そういった葛藤のなか重要になったのが、被災者の方々とのコミュニケーションなんです。これはNPOの方と一緒になって取り組んだのですが......ヒアリングシートを作って、ご家族の構成、被災の状況、今後の見通し、困っていることなどを1件1件ヒアリングして回りました。それをもとに、避難所から移動できそうな方を探していき、学校の機能を徐々に戻していきました。

岡田仮設団地

──そうして2018年の末に避難所を閉所したとのことですが、閉所の際に問題となったことはありますか?

高槻:
閉所することをお伝えしないといけないのに、連絡がとれない被災者の方がいらっしゃったことです。避難所内にベッドもあって、物も置いてあるけれど、ご本人がいない。そういった連絡がとれない方の家を保健師さんと一緒に回って所在を確認したり、家にいらっしゃった場合は状況の確認や情報提供、健康面の相談などを行ないました。避難所を閉めるために回るのではなく、被災者の方の今後の生活に寄り添うために回っているというスタンスですね。

──今回の経験から実感したことや、行政として改善すべきと感じた点はありますか?

高槻:
準備が大切ということを痛感しました。各担当職員が年度当初に避難所を訪問していたとはいえ、避難者の規模や現実的なニーズが想定されていなかったんですね。その点は大いに反省すべきところだと思っています。

実は、今年度(31年度)の岡田小学校の担当も私になりまして、避難所の訪問にあたり、水害や地震といった災害について、それぞれ「どの地区からどれぐらいの方が来るか」、「車で来るのか、歩いてくるのか」といった具体的なところまで現地を見ながら資料を作っている最中です。避難に支障がありそうなところに関しては、「ここは車が入れないんじゃないか」とか「避難誘導路としては、ちょっと危険ではないか」といったような指摘・要望を避難所担当者として挙げていくべきだと考えています。

決壊した小田川の復旧工事の様子
掲示板に貼られた「まび復興通信」

──高槻さんご自身としては、今回の災害を通して改めて実感したことなどはありますか?

小田川を見守るお地蔵さま

高槻:
「昔はこの辺りでよく浸水していた」という話は聞いていましたが、どこかで「いまは生活様式も違うから大丈夫だ」と決めつけていた部分が自分自身あったと思うんです。
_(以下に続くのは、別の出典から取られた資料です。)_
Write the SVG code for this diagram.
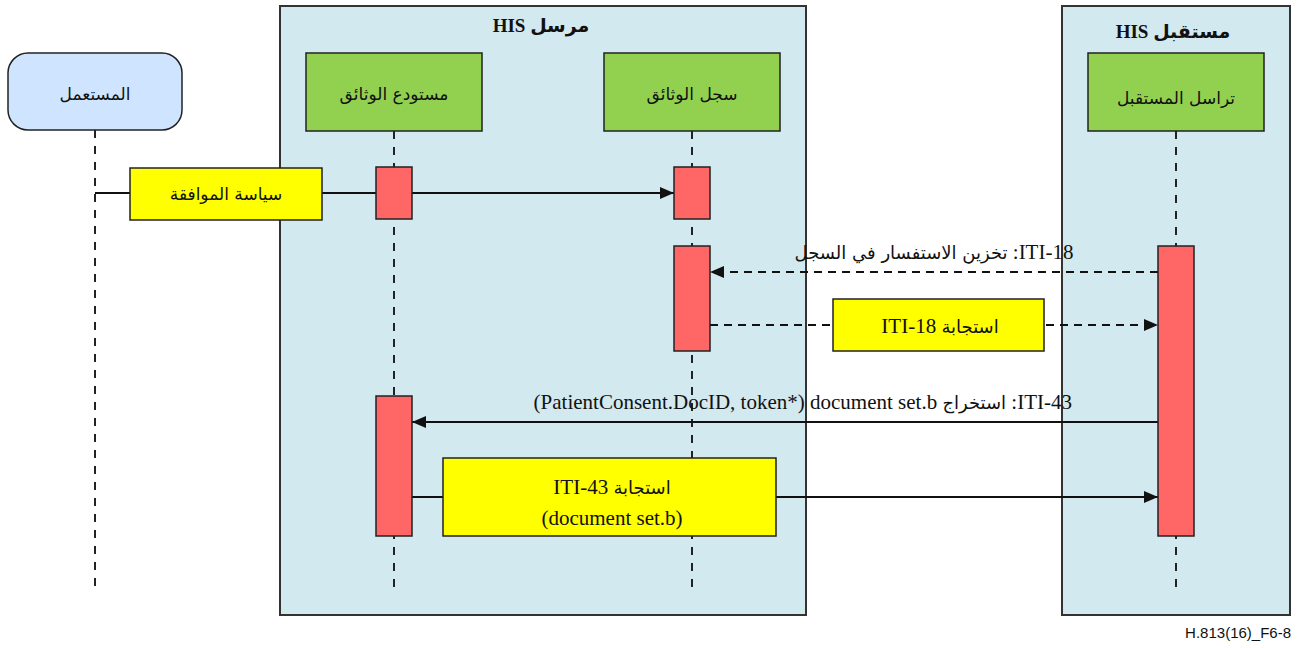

でも、今回の災害で改めて「誰かに起こる災害ではなく、自分に起こる災害なんだ」と実感しましたし、変わってしまった町の姿を目の当たりにしてすごくショックを受けました。

ですから、行政人として、避難所に関わる職員として、一度大きな災害が起こってしまった地区の住民として、「災害はいつ何時、誰に起こるかわからない」という思いをリアルに自分のなかに持って、防災への意識を高めていかないといけないと思っています。